# [WHAT THE EXERCISE ASKS]
Repeat only the lines running from the beginning of the material through the line that contains "Chart.register(...registerables);".

# [DATA SUPPLIED]
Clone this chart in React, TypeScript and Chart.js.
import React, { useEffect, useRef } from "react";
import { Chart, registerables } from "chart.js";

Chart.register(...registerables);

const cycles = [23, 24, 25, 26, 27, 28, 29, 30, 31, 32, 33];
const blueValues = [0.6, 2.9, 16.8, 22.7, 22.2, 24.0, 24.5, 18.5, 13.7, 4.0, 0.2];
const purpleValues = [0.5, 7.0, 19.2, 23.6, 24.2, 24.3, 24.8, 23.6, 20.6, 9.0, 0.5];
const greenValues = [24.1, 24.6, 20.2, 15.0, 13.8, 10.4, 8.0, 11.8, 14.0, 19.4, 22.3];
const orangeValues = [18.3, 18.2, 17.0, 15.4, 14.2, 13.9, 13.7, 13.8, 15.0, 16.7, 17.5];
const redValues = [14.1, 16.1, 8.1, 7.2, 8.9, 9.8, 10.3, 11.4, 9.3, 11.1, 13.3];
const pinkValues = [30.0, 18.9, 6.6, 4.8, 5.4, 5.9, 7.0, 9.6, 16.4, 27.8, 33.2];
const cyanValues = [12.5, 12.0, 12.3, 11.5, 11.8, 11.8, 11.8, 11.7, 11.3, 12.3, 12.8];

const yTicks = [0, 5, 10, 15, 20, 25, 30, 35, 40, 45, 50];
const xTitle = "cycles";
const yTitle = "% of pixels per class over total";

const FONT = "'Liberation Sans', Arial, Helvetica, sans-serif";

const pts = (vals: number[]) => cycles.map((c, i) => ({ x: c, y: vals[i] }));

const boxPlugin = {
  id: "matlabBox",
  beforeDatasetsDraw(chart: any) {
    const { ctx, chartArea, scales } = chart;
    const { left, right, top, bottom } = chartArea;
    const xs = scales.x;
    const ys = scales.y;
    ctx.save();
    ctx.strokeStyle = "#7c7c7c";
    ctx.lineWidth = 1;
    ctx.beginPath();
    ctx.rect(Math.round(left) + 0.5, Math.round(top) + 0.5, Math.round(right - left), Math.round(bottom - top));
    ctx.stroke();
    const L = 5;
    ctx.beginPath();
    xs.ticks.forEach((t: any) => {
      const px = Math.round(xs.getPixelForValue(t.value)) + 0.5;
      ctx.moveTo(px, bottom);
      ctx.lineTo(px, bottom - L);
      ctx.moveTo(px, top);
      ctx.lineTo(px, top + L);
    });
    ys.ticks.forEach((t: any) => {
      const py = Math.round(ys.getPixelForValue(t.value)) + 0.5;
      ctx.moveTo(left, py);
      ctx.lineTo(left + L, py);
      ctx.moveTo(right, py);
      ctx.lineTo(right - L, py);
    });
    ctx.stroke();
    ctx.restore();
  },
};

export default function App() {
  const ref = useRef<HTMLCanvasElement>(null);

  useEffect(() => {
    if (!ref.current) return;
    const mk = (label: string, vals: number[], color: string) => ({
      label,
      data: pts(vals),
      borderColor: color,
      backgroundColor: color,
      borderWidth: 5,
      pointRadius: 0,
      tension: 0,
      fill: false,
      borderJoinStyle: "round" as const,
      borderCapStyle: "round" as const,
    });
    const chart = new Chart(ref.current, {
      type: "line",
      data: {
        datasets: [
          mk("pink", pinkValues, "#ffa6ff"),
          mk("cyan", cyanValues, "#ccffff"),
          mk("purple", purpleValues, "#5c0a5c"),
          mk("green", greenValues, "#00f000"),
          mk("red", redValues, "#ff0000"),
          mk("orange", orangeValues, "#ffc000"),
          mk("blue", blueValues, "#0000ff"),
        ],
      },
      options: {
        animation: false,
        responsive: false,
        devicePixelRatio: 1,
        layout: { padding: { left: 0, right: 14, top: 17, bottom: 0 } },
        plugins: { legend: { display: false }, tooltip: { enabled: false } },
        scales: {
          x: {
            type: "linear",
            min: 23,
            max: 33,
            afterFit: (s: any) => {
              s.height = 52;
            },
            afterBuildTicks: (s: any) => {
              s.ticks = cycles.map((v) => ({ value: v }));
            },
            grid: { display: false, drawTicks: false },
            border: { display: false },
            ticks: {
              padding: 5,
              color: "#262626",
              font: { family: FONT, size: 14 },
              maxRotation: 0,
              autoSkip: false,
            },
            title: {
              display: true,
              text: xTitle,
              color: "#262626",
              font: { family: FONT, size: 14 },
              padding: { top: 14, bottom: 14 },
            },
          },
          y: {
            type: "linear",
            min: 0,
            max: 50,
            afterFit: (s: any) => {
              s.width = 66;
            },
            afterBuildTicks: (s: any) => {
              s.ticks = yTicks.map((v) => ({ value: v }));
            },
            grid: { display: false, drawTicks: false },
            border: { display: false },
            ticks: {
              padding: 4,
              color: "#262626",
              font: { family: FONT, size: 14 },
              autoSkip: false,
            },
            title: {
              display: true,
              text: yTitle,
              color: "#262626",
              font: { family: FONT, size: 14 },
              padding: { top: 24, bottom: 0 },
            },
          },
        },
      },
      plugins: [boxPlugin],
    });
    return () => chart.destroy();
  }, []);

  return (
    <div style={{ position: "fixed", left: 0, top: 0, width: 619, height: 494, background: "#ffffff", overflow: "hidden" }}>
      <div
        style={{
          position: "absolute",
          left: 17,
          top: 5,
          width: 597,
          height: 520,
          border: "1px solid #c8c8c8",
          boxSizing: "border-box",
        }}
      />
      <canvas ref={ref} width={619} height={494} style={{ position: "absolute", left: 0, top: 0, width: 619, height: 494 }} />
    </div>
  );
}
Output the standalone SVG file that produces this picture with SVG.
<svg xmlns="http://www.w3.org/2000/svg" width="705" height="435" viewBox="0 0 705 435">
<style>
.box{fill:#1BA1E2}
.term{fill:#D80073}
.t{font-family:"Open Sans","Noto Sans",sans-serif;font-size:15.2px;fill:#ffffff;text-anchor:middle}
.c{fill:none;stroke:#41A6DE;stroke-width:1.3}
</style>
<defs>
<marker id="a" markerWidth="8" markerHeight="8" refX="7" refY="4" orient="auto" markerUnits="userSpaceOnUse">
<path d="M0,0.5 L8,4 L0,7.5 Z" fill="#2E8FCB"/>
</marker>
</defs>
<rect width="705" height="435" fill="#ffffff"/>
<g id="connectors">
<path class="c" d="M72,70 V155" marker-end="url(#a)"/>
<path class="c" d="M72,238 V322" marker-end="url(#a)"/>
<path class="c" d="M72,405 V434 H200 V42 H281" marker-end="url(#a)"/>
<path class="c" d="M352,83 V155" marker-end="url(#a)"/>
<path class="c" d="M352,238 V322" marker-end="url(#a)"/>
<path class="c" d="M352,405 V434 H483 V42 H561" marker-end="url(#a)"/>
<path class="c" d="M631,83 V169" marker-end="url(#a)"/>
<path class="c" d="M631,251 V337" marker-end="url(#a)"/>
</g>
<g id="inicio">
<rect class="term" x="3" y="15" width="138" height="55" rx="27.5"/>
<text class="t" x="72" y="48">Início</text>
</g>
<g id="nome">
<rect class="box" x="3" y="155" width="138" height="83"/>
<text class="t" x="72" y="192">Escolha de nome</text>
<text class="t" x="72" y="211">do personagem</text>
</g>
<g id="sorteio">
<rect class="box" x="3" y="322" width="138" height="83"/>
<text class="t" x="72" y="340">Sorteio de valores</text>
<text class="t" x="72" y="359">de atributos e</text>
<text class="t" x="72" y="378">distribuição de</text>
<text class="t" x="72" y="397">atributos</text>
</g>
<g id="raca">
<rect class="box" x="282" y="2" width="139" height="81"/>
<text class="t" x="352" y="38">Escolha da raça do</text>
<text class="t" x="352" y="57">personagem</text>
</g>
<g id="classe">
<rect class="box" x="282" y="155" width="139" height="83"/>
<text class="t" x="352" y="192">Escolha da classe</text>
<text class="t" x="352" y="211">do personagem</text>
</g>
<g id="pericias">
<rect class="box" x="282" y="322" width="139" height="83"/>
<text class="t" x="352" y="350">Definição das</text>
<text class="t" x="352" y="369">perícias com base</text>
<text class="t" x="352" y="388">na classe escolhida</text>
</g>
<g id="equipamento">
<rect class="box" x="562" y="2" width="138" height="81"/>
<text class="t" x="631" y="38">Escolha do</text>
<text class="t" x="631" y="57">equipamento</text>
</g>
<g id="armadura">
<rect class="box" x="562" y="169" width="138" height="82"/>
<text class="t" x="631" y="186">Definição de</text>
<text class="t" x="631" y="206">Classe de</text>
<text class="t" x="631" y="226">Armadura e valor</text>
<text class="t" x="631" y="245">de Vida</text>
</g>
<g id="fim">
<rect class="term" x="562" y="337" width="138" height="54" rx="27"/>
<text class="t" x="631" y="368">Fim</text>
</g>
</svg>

# [RESULT OF THE TASK]
Clone this chart in React, TypeScript and Chart.js.
import React, { useEffect, useRef } from "react";
import { Chart, registerables } from "chart.js";

Chart.register(...registerables);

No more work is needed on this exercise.